Dress
Animals and birds grow their own clothing. Sheep are covered with wool, leopards with fur horses with hair, birds with feathers. So they do not need any clothes. But men need clothes to protect their bare skins against cold. So they had to find some kind of dress. At first, in cold countries, they used the skins of animals, like bears. Then they found out how to make cloth, by weaving the wool of sheep, and fibers of some plants like cotton or flax (linen), or the threads of the cocoons of the silkworm.
Dress serves three purposes. It is used by civilized people for the sake of decency. Savages in warm countries, who do not need clothes against cold, often go naked; but civilized people cannot do that.
Then in cold countries, the dress is needed to keep one warm and protect one from cold. A bear with its thick coat can stand the cold, but men would soon die of cold if they do not cover themselves with warm clothing.

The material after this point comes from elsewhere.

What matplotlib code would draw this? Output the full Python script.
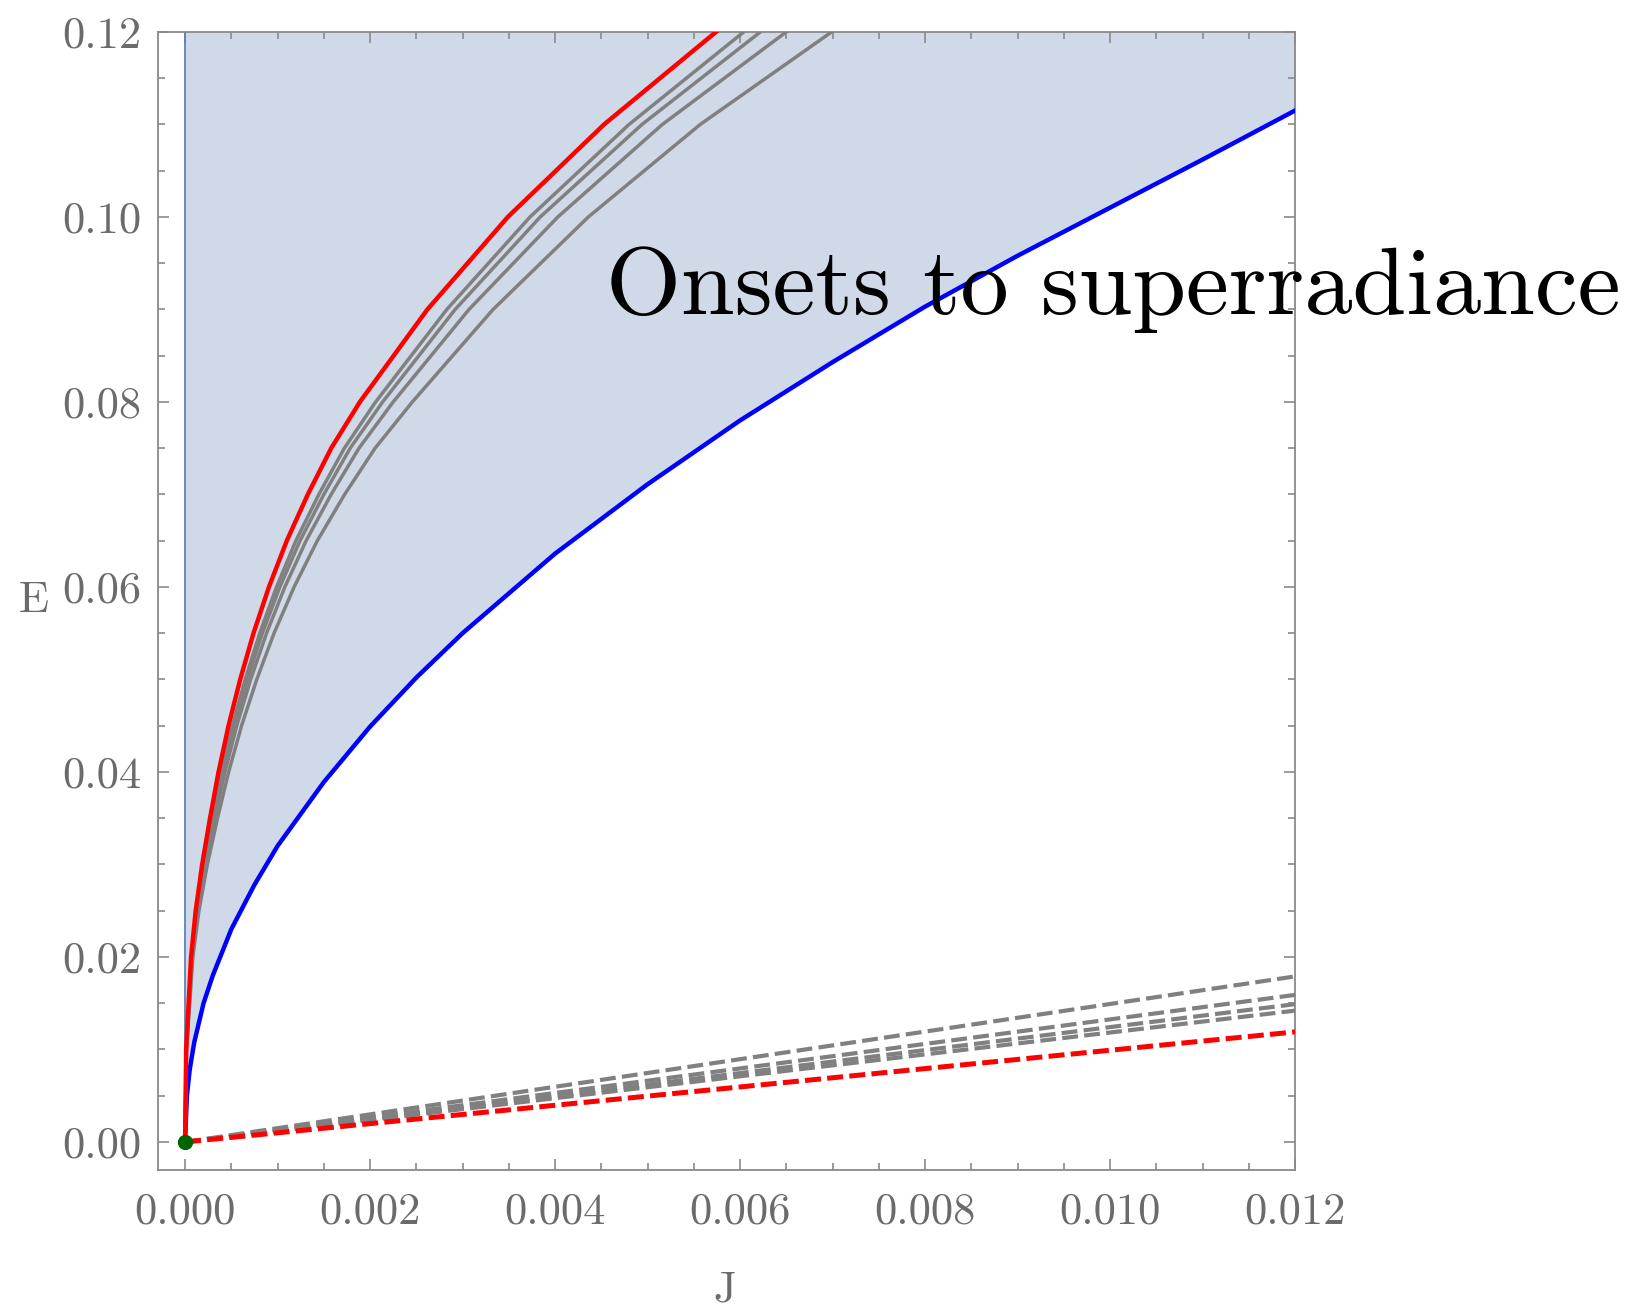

Thirdly, a dress is worn for ornament. When savages take to clothes in a hot country, they do not do so for warmth or for the sake of decency, but an ornament. They think they look more handsome with colored clothes or grasses on. And that is why also civilized people like to wear the grand and costly dress. They do so to make themselves look fine.
Fine clothes do not make a gentleman; but a gentleman will always see that his dress is neat, clean, and tidy, and as far as he can afford it, in the fashion of the day. Untidiness and lack of cleanliness in dress is a fault of which we should be ashamed. At the same time, spending too much on fine clothes is foolish, and equally a fault. It is a form of vanity.